— start of Supplied data —
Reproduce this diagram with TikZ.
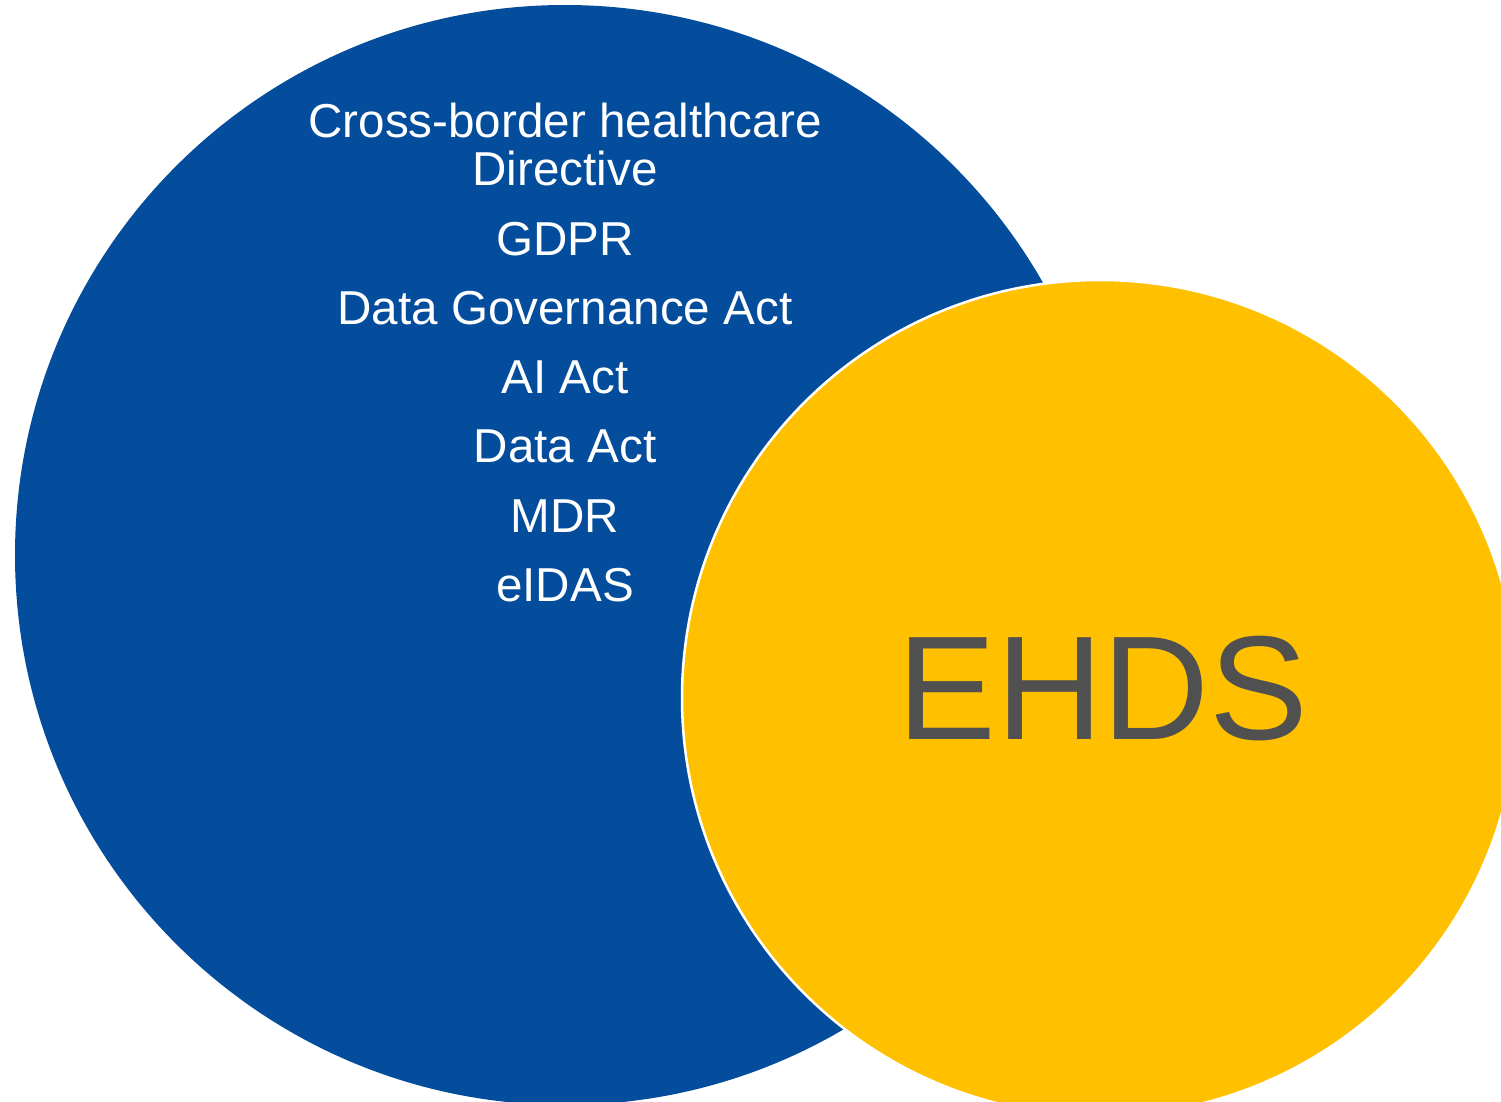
\documentclass[tikz,border=0pt]{standalone}
\usepackage{fontspec}
\setmainfont{Liberation Sans}
\definecolor{euBlue}{HTML}{044D9C}
\definecolor{euYellow}{HTML}{FFC000}
\definecolor{ehdsGray}{HTML}{505050}
\begin{document}
\begin{tikzpicture}[x=1pt,y=-1pt,
  law/.style={text=white,inner sep=0pt,anchor=base,font=\fontsize{47.6}{48}\selectfont},
  big/.style={text=ehdsGray,inner sep=0pt,anchor=base,font=\fontsize{148}{150}\selectfont}]
\useasboundingbox (0,0) rectangle (1501,1101);
\clip (0,0) rectangle (1501,1101);
\fill[white] (0,0) rectangle (1501,1101);
\fill[euBlue] (565,555) circle[radius=550];
\filldraw[fill=euYellow,draw=white,line width=2.5pt] (1100,698) circle[radius=418];
\node[law] (cb1) at (565,137) {Cross-border healthcare};
\node[law] (cb2) at (565,185) {Directive};
\node[law] (gdpr) at (565,255) {GDPR};
\node[law] (dga) at (565,324) {Data Governance Act};
\node[law] (ai) at (565,393) {AI Act};
\node[law] (da) at (565,462) {Data Act};
\node[law] (mdr) at (565,532) {MDR};
\node[law] (eidas) at (565,601) {eIDAS};
\node[big] (ehds) at (1103,739) {EHDS};
\end{tikzpicture}
\end{document}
— end of Supplied data —
- _What you are asked to do_
Give the data again exactly as written, with all pictures left out.

- _The output_
Reproduce this diagram with TikZ.
\documentclass[tikz,border=0pt]{standalone}
\usepackage{fontspec}
\setmainfont{Liberation Sans}
\definecolor{euBlue}{HTML}{044D9C}
\definecolor{euYellow}{HTML}{FFC000}
\definecolor{ehdsGray}{HTML}{505050}
\begin{document}
\begin{tikzpicture}[x=1pt,y=-1pt,
  law/.style={text=white,inner sep=0pt,anchor=base,font=\fontsize{47.6}{48}\selectfont},
  big/.style={text=ehdsGray,inner sep=0pt,anchor=base,font=\fontsize{148}{150}\selectfont}]
\useasboundingbox (0,0) rectangle (1501,1101);
\clip (0,0) rectangle (1501,1101);
\fill[white] (0,0) rectangle (1501,1101);
\fill[euBlue] (565,555) circle[radius=550];
\filldraw[fill=euYellow,draw=white,line width=2.5pt] (1100,698) circle[radius=418];
\node[law] (cb1) at (565,137) {Cross-border healthcare};
\node[law] (cb2) at (565,185) {Directive};
\node[law] (gdpr) at (565,255) {GDPR};
\node[law] (dga) at (565,324) {Data Governance Act};
\node[law] (ai) at (565,393) {AI Act};
\node[law] (da) at (565,462) {Data Act};
\node[law] (mdr) at (565,532) {MDR};
\node[law] (eidas) at (565,601) {eIDAS};
\node[big] (ehds) at (1103,739) {EHDS};
\end{tikzpicture}
\end{document}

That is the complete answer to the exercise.